Since the 18th century, Latvia has been in a state of being fought over and controlled by different countries and local powers. Sweden/Poland/Russia/Soviet Union/Nazi Germany/Soviet Union, until the 1980s, with the development of the Baltic independence movement, Latvia finally declared independence. In recent years, Latvia faces serious population issues. The population has decreased from 2.7 million at independence to 1.9 million. Growing up in such a country and society, would one think about the day when humans disappear from this world? I think it's highly possible. On the other hand, the great flood in the film reminds me of Latvia's turbulent history beyond its control. Human struggles are like disasters of great floods, always coming and going, never ceasing. In such struggles, even if we try our hardest, we can only get moments of respite. Isn't this like the ending of the story, where just as the little black cats escape danger, they discover another flood is coming?

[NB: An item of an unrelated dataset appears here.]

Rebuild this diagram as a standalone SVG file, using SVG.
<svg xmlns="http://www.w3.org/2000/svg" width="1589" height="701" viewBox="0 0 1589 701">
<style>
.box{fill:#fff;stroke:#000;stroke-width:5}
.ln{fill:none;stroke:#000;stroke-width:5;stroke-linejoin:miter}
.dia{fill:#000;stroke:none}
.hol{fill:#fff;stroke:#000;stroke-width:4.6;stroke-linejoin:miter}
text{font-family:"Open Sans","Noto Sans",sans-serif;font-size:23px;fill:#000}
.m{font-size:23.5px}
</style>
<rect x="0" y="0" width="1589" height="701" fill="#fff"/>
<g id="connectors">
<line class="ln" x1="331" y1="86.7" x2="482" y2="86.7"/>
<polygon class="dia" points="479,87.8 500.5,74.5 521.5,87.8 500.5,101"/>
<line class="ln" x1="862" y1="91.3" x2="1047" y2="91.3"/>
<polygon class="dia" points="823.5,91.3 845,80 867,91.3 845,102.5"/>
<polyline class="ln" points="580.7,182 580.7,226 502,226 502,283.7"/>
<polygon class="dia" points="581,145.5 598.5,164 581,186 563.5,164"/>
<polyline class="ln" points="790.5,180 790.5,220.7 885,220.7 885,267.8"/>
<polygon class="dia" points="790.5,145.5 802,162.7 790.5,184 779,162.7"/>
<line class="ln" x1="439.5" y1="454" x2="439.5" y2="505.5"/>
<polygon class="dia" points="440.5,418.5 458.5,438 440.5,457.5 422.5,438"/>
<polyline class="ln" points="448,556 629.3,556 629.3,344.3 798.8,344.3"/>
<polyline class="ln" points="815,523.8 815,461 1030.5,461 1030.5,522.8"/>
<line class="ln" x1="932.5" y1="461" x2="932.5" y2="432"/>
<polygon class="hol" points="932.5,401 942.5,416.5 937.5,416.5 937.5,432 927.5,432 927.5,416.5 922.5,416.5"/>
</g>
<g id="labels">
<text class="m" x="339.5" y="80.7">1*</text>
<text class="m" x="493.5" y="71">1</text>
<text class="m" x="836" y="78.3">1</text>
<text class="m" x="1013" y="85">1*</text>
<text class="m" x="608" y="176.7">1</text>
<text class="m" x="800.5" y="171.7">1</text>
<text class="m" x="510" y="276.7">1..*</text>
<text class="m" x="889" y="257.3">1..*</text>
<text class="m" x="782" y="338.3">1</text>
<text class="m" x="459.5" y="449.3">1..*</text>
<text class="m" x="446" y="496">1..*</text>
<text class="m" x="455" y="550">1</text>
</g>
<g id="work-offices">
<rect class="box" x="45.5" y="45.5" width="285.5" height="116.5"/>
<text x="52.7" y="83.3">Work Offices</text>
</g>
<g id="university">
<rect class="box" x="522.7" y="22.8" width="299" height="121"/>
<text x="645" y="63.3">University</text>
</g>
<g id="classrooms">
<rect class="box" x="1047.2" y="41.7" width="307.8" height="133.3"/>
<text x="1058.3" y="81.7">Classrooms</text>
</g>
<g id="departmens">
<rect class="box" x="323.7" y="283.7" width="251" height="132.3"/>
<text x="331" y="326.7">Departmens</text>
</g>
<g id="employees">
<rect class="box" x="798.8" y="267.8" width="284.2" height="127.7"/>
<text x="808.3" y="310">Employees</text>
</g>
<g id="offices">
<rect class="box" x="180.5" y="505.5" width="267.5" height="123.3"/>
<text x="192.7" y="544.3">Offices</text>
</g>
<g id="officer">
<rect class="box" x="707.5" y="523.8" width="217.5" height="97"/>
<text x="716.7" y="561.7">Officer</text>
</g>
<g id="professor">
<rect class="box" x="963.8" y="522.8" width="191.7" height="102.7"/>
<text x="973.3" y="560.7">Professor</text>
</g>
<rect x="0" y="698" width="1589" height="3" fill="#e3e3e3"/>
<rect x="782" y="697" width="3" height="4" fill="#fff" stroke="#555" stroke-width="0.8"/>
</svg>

And what can we do? As individual humans, it seems we can't do much. We can only try to survive in the flood of fate. If possible, treat each other kindly. When there are moments of peace, enjoy these moments with friends. This is also my self-admonition after watching Flow: even if feeling pessimistic about all grand narratives, we should try our best to cherish ourselves, cherish specific lives and each day. Because from time to time, good things still happen.

Like this year's Oscars. Although overall, I feel the Oscars are becoming increasingly boring/conservative and cunning, Flow's win still makes me feel the Oscars did something good. It shows me a return to film storytelling: in an era of mature technology and excessive special effects, dazzling effects pass like clouds, while stories that touch hearts can be savored endlessly. Also, when I saw Flow win the Oscar, and the cat had become Latvia's most popular image, with people erecting various statues of the cat from the film on the streets, I felt a long-lost happiness of film reaching into reality.
Even if Latvia's population continues to decline one day, even if humans might disappear from this Earth one day, we don't need to grieve too early for this. At this moment, we have rejoiced or cried together for vivid life, and that is already the value and meaning of existence.